A Igreja do Brasil produziu e ofertou incontáveis dons e talentos à Igreja Universal no século vinte, na sua enorme floresta, representada pelas comunidades dos que professam sua fé, mesmo diante dos desafios, dores e angústias, ao mesmo tempo em que carregou a marca dos sonhos, utopias e da esperança.

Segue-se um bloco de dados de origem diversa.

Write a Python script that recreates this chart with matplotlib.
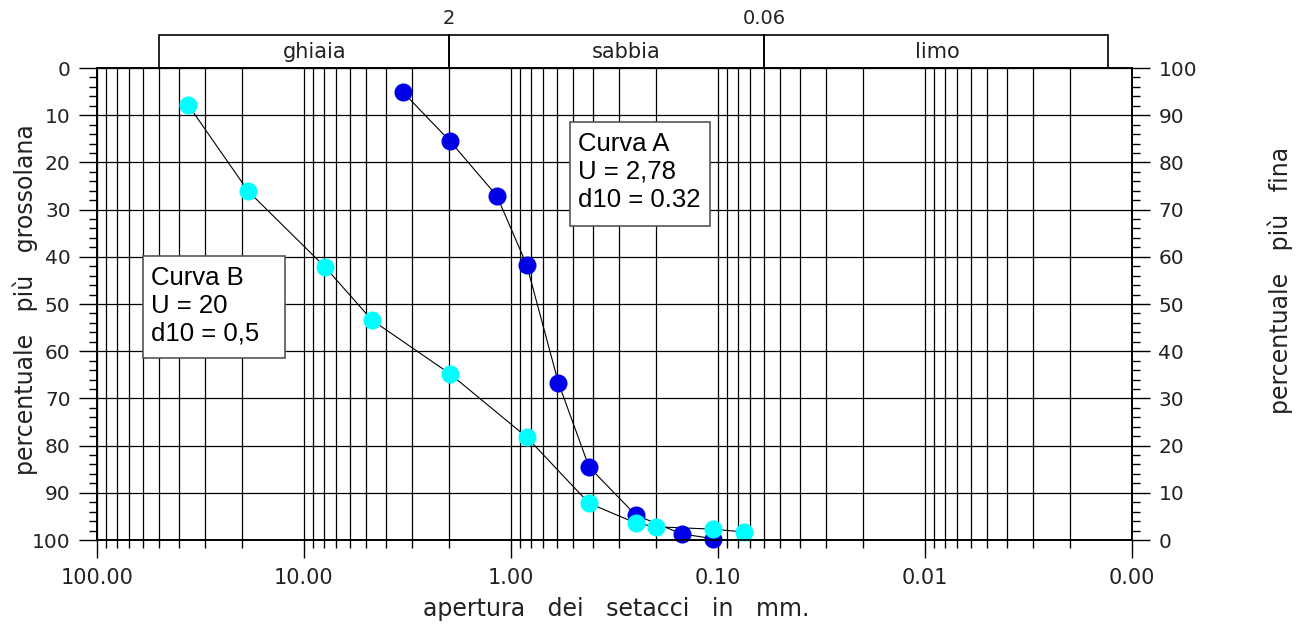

Sem dúvida a maior dádiva do céu dentro desse contexto foi Dom Helder Câmara, pelos seus escritos: livros, poesia e pensamentos; sua capacidade criar e realizar; mas, sobretudo, sua profunda comunhão com Deus, ao afirmar: “Que eu aprenda afinal, com a paixão de Nosso Senhor Jesus Cristo, a cobrir de véus o acidental e efêmero, deixando em primeiro plano, apenas o mistério da Redenção”.


 


Apesar de não convivido com Dom Helder, ao ingressar no seminário em 1974, comecei a admirá-lo. Tive a sorte de ficar com ele em três ocasiões. Sua vida foi um verdadeiro hino de louvor a Deus. Em 1948 como padre novo no Rio de Janeiro se expressou de modo muito profundo e em tom poético: “Se eu pudesse sairia povoando de sono e de sonhos as noites mal dormidas dos desesperados”.


 


Sua participação no Concílio Vaticano II (1962-1965) foi excepcional, agindo nos bastidores com um articulador da melhor qualidade. Certa vez Dom Hélder confidenciou: “Uma de minhas maiores emoções, em toda minha vida, foi quando da abertura da primeira sessão do Concílio Vaticano II”. Em sua aula inaugural, o Papa João XXIII disse com força: “Aqui estamos para a nossa conversão” e ele mesmo se incluía. Isso significava que nós, cristãos, padres e bispos e até o Papa, precisávamos voltar às origens do cristianismo e a reaprender o Evangelho. A beber novamente da fonte d’água da vida que é o próprio Deus. Como místico, tornou-se conhecido no Brasil e no mundo inteiro, por sua luta em favor de uma humanidade livre, especialmente, os desafortunados da vida, os empobrecidos, os “sem voz e sem vez”, como ele costumava dizer.


 


Dom Helder foi indicado, segundo o que escutamos, quatro vezes para o Prêmio Nobel da Paz. Infelizmente as forças contrárias foram mais fortes, orquestrada pelo governo brasileiro, impediram-no de ser agraciado com o refido Prêmio.


 


Grande milagre de Dom Helder foi perceber o rosto de Deus nos irmãos, ao afirmar: “Percebi nos rostos gastos pela fome e esmagados pelas humilhações o rosto do Cristo Ressuscitado”. Quando tomou posse na Arquidiocese de Olinda e Recife, em abril de 1964, assim se expressou “Quem estiver sofrendo, no corpo ou na alma; quem, pobre ou rico estiver desesperado, terá lugar no coração do bispo”. Em vida ele tornou visível o rosto do Deus altíssimo, terníssimo e boníssimo.


 


Neste momento em que se inicia o processo de sua beatificação, saibamos olhá-lo, na sua espiritualidade genuína e cristalina, quando sua oração ao Deus altíssimo se transforma em ação e poesia: “Fomos nós, as tuas criaturas que inventamos teu nome!? O nome não é, não deve ser um rótulo colado sobre as pessoas e sobre as coisas… O nome vem de dentro das coisas e pessoas, e não deve ser falso… Tem que exprimir o mais íntimo do íntimo, a própria razão de ser e existir da coisa ou da pessoa nomeada… Teu nome é e só podia ser amor”.